⟨

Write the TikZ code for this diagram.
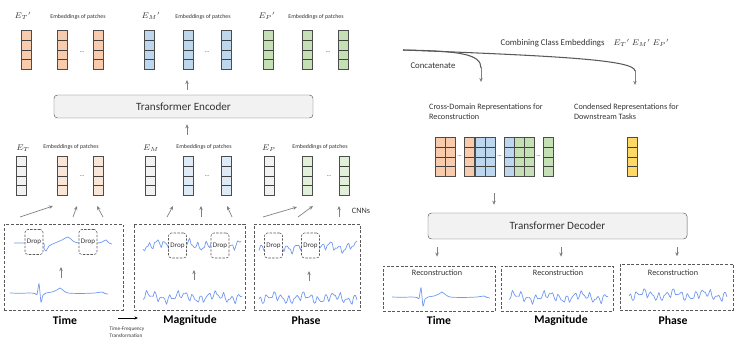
\documentclass[tikz,border=0pt]{standalone}
\usepackage{fontspec}
\setmainfont{Carlito}
\usepackage{xcolor}
\usetikzlibrary{arrows.meta,calc}

\definecolor{patchT}{HTML}{F8CBAD}
\definecolor{patchM}{HTML}{BDD7EE}
\definecolor{patchP}{HTML}{C5E0B4}
\definecolor{lightT}{HTML}{FBE5D6}
\definecolor{lightM}{HTML}{DEEBF7}
\definecolor{lightP}{HTML}{E2F0D9}
\definecolor{patchC}{HTML}{FFD966}
\definecolor{patchG}{HTML}{F2F2F2}
\definecolor{sigblue}{HTML}{7098F0}
\definecolor{arrgray}{HTML}{808080}
\definecolor{boxline}{HTML}{595959}

\begin{document}
\begin{tikzpicture}[x=0.03cm, y=-0.03cm,
    every node/.style={font=\fontsize{7}{8.5}\selectfont, text=black!80},
    patch/.style={draw=black!70, line width=0.5pt, minimum width=0.3cm, minimum height=1.17cm, inner sep=0pt,
      path picture={\foreach \k in {1,2,3}
        \draw[black!75, line width=0.5pt] ($(path picture bounding box.north west)!\k/4!(path picture bounding box.south west)$)
          -- ($(path picture bounding box.north east)!\k/4!(path picture bounding box.south east)$);}},
    emb/.style={font=\fontsize{5}{6}\selectfont},
    mathlab/.style={font=\fontsize{7.5}{9}\selectfont},
    coder/.style={draw=boxline, rounded corners=3pt, fill=patchG, minimum width=7.77cm, font=\fontsize{9.5}{11}\selectfont},
    domainbox/.style={draw=boxline, dash pattern=on 2.5pt off 1.5pt, line width=0.6pt, inner sep=0pt},
    dropbox/.style={draw=boxline, dash pattern=on 2pt off 1.2pt, line width=0.5pt, rounded corners=2.5pt, fill=white,
      minimum width=0.54cm, minimum height=0.75cm, inner sep=0pt, font=\fontsize{6}{7}\selectfont},
    domlab/.style={font=\fontsize{10}{12}\selectfont\bfseries, text=black},
    sig/.style={sigblue, line width=0.6pt},
    arr/.style={-{Stealth[length=3.5pt, width=3pt]}, arrgray, line width=0.6pt}]
    \useasboundingbox (0,0) rectangle (739,348);

    % Class embeddings after the encoder
    \foreach \x/\c [count=\i] in {26/patchT, 62.5/patchT, 98/patchT, 149/patchM, 188/patchM, 226/patchM, 268/patchP, 307/patchP, 343/patchP}
        \node[patch, fill=\c] (out\i) at (\x,50) {};
    \node[mathlab] (outTl) at (23,16) {$E_T{}'$};
    \node[mathlab] (outMl) at (151,16) {$E_M{}'$};
    \node[mathlab] (outPl) at (267,16) {$E_P{}'$};
    \node[emb] (outTe) at (78,17) {Embeddings of patches};
    \node[emb] (outMe) at (203,17) {Embeddings of patches};
    \node[emb] (outPe) at (316,17) {Embeddings of patches};
    \foreach \x [count=\i] in {82,207,328}
        \node[emb] (outdots\i) at (\x,52) {...};

    % Encoder
    \node[coder, minimum height=0.69cm] (enc) at (183.5,106.5) {Transformer Encoder};
    \coordinate (encin) at (187,135);
    \coordinate (encout) at (187,80);
    \draw[arr, shorten >=0.18cm] (encin) -- (encin |- enc.south);
    \draw[arr, shorten <=0.15cm] (enc.north -| encout) -- (encout);

    % Patch embeddings from the CNNs
    \foreach \x/\c [count=\i] in {21/patchG, 62.5/lightT, 98.5/lightT, 150/patchG, 188.5/lightM, 226/lightM, 269/patchG, 307/lightP, 344/lightP}
        \node[patch, fill=\c] (in\i) at (\x,176) {};
    \node[mathlab] (inTl) at (23,148) {$E_T$};
    \node[mathlab] (inMl) at (151,148) {$E_M$};
    \node[mathlab] (inPl) at (269,148) {$E_P$};
    \node[emb] (inTe) at (71,147) {Embeddings of patches};
    \node[emb] (inMe) at (204,147) {Embeddings of patches};
    \node[emb] (inPe) at (320,147) {Embeddings of patches};
    \foreach \x [count=\i] in {82,207,329}
        \node[emb] (indots\i) at (\x,176) {...};

    % CNN arrows
    \foreach \ax/\ay/\bx/\by [count=\i] in {20/217/53/206, 73/217/77/206, 103/217/97/206, 167/217/173/206, 201/217/201/206,
        232/217/227/206, 263/217/297/207, 298/217/313/206, 339/217/339/206} {
        \coordinate (cnnA\i) at (\ax,\ay);
        \coordinate (cnnB\i) at (\bx,\by);
        \draw[arr] (cnnA\i) -- (cnnB\i);
    }
    \node (cnns) at (361,211) {CNNs};

    % Input domains
    \node[domainbox, minimum width=3.57cm, minimum height=2.58cm] (tbox) at (63.5,267) {};
    \node[domainbox, minimum width=3.33cm, minimum height=2.58cm] (mbox) at (189.5,267) {};
    \node[domainbox, minimum width=3.18cm, minimum height=2.58cm] (pbox) at (307,267) {};

    \draw[sig] plot[smooth] coordinates {(14,243) (25,243) (43,243) (44,248) (46,251) (49,246) (55,243) (62,240) (68,237)
        (73,241) (79,243) (97,243) (102,242) (106,240) (109,243) (112,244)};
    \draw[sig, shift={(10,293)}] plot[smooth, tension=0.4] coordinates {(0,0) (10,0.3) (20,0) (25,0.5) (27,1.5) (29,-9)
        (31,9) (33,2) (36,0) (42,-1) (47,-3) (50,-5) (54,-2) (58,0) (70,0.5) (85,0) (92,-1) (95,0.5) (98,1)};
    \draw[sig, shift={(143,245)}] plot[smooth, domain=0:98, samples=60] (\x, {3*sin(44*\x+20)+1.8*sin(83*\x+40)+2.5*sin(13*\x+60)});
    \draw[sig, shift={(143,297)}] plot[smooth, domain=0:99, samples=60] (\x, {3*sin(47*\x+80)+1.8*sin(79*\x+10)+2.5*sin(11*\x+200)});
    \draw[sig, shift={(259,247)}] plot[smooth, domain=0:98, samples=60] (\x, {3*sin(42*\x+150)+1.8*sin(87*\x+70)+2.5*sin(14*\x+10)});
    \draw[sig, shift={(259,298)}] plot[smooth, domain=0:98, samples=60] (\x, {3*sin(49*\x+250)+1.8*sin(77*\x+130)+2.5*sin(12*\x+90)});

    \node[dropbox] (td1) at (34,242) {Drop};
    \node[dropbox] (td2) at (88,242) {Drop};
    \node[dropbox] (md1) at (177.5,245.5) {Drop};
    \node[dropbox] (md2) at (220,245.5) {Drop};
    \node[dropbox] (pd1) at (273.5,245.5) {Drop};
    \node[dropbox] (pd2) at (310.5,245.5) {Drop};

    \coordinate (tupA) at (61,278);  \coordinate (tupB) at (61,267);
    \coordinate (mupA) at (194,280); \coordinate (mupB) at (194,270);
    \coordinate (pupA) at (309,281); \coordinate (pupB) at (309,271);
    \draw[arr] (tupA) -- (tupB);
    \draw[arr] (mupA) -- (mupB);
    \draw[arr] (pupA) -- (pupB);

    \node[domlab] (tlab) at (65,320) {Time};
    \node[domlab] (mlab) at (190,320) {Magnitude};
    \node[domlab] (plab) at (306,320) {Phase};
    \coordinate (tfA) at (118,318);
    \coordinate (tfB) at (138,318);
    \draw[-{Stealth[length=3pt, width=2.5pt]}, black, line width=0.6pt] (tfA) -- (tfB);
    \node[font=\fontsize{4.5}{6}\selectfont, align=left] (tflab) at (127,332) {Time-Frequency\\Transformation};

    % Combining and concatenating
    \coordinate (split) at (403,50);
    \coordinate (cat) at (481,82);
    \coordinate (cls) at (635,85);
    \draw[boxline, line width=0.9pt] (split) .. controls (460,51) and (481,54) .. (481,68);
    \draw[boxline, line width=0.9pt] (split) .. controls (560,56) and (635,60) .. (635,71);
    \draw[arr] (481,67) -- (cat);
    \draw[arr] (635,70) -- (cls);
    \node[font=\fontsize{7.5}{9}\selectfont] (comb) at (585,43) {Combining Class Embeddings\quad $E_T{}'\ E_M{}'\ E_P{}'$};
    \node[font=\fontsize{7.5}{9}\selectfont] (concat) at (433,66) {Concatenate};
    \node[anchor=west, align=left] (crossl) at (425,112) {Cross-Domain Representations for\\Reconstruction};
    \node[anchor=west, align=left] (condl) at (570,112) {Condensed Representations for\\Downstream Tasks};

    % Cross-domain and condensed representations
    \foreach \x/\c [count=\i] in {440/patchT, 450/patchT, 469.5/patchT, 480/patchM, 490/patchM, 509/patchM, 519/patchP, 529/patchP, 548/patchP, 632/patchC}
        \node[patch, fill=\c] (rep\i) at (\x,157) {};
    \foreach \x [count=\i] in {459.5,499.5,538.5}
        \node[emb] (repdots\i) at (\x,156) {...};

    % Decoder
    \node[coder, minimum height=0.78cm] (dec) at (557.5,226) {Transformer Decoder};
    \coordinate (decin) at (494,193);
    \draw[arr, shorten >=0.24cm] (decin) -- (decin |- dec.north);

    % Reconstructions
    \node[domainbox, minimum width=3.36cm, minimum height=1.35cm] (trec) at (439,288.5) {};
    \node[domainbox, minimum width=3.36cm, minimum height=1.35cm] (mrec) at (557,288.5) {};
    \node[domainbox, minimum width=3.39cm, minimum height=1.38cm] (prec) at (676.5,287) {};
    \draw[arr, shorten <=0.24cm, shorten >=0.27cm] (dec.south -| 437,0) -- (trec.north -| 437,0);
    \draw[arr, shorten <=0.24cm, shorten >=0.27cm] (dec.south -| 561,0) -- (mrec.north -| 561,0);
    \draw[arr, shorten <=0.24cm, shorten >=0.22cm] (dec.south -| 677,0) -- (prec.north -| 677,0);
    \node (treclab) at (437,273) {Reconstruction};
    \node (mreclab) at (558,273) {Reconstruction};
    \node (preclab) at (673,273) {Reconstruction};

    \draw[sig, shift={(392,297)}] plot[smooth, tension=0.4] coordinates {(0,0) (10,0.3) (20,0) (25,0.5) (27,1.5) (29,-9)
        (31,9) (33,2) (36,0) (42,-1) (47,-3) (50,-5) (54,-2) (58,0) (70,0.5) (85,0) (92,-1) (95,0.5) (98,1)};
    \draw[sig, shift={(509,297)}] plot[smooth, domain=0:99, samples=60] (\x, {3*sin(47*\x+80)+1.8*sin(79*\x+10)+2.5*sin(11*\x+200)});
    \draw[sig, shift={(629,295)}] plot[smooth, domain=0:98, samples=60] (\x, {3*sin(49*\x+250)+1.8*sin(77*\x+130)+2.5*sin(12*\x+90)});

    \node[domlab] (treclab2) at (439,320) {Time};
    \node[domlab] (mreclab2) at (561,320) {Magnitude};
    \node[domlab] (preclab2) at (673,320) {Phase};
\end{tikzpicture}
\end{document}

⟩

# Given task
Print, exactly as written, the lines above from the first one to the one containing "(0,0) rectangle (739,348);". Leave out pictures.

# Answer to this task
Write the TikZ code for this diagram.
\documentclass[tikz,border=0pt]{standalone}
\usepackage{fontspec}
\setmainfont{Carlito}
\usepackage{xcolor}
\usetikzlibrary{arrows.meta,calc}

\definecolor{patchT}{HTML}{F8CBAD}
\definecolor{patchM}{HTML}{BDD7EE}
\definecolor{patchP}{HTML}{C5E0B4}
\definecolor{lightT}{HTML}{FBE5D6}
\definecolor{lightM}{HTML}{DEEBF7}
\definecolor{lightP}{HTML}{E2F0D9}
\definecolor{patchC}{HTML}{FFD966}
\definecolor{patchG}{HTML}{F2F2F2}
\definecolor{sigblue}{HTML}{7098F0}
\definecolor{arrgray}{HTML}{808080}
\definecolor{boxline}{HTML}{595959}

\begin{document}
\begin{tikzpicture}[x=0.03cm, y=-0.03cm,
    every node/.style={font=\fontsize{7}{8.5}\selectfont, text=black!80},
    patch/.style={draw=black!70, line width=0.5pt, minimum width=0.3cm, minimum height=1.17cm, inner sep=0pt,
      path picture={\foreach \k in {1,2,3}
        \draw[black!75, line width=0.5pt] ($(path picture bounding box.north west)!\k/4!(path picture bounding box.south west)$)
          -- ($(path picture bounding box.north east)!\k/4!(path picture bounding box.south east)$);}},
    emb/.style={font=\fontsize{5}{6}\selectfont},
    mathlab/.style={font=\fontsize{7.5}{9}\selectfont},
    coder/.style={draw=boxline, rounded corners=3pt, fill=patchG, minimum width=7.77cm, font=\fontsize{9.5}{11}\selectfont},
    domainbox/.style={draw=boxline, dash pattern=on 2.5pt off 1.5pt, line width=0.6pt, inner sep=0pt},
    dropbox/.style={draw=boxline, dash pattern=on 2pt off 1.2pt, line width=0.5pt, rounded corners=2.5pt, fill=white,
      minimum width=0.54cm, minimum height=0.75cm, inner sep=0pt, font=\fontsize{6}{7}\selectfont},
    domlab/.style={font=\fontsize{10}{12}\selectfont\bfseries, text=black},
    sig/.style={sigblue, line width=0.6pt},
    arr/.style={-{Stealth[length=3.5pt, width=3pt]}, arrgray, line width=0.6pt}]
    \useasboundingbox (0,0) rectangle (739,348);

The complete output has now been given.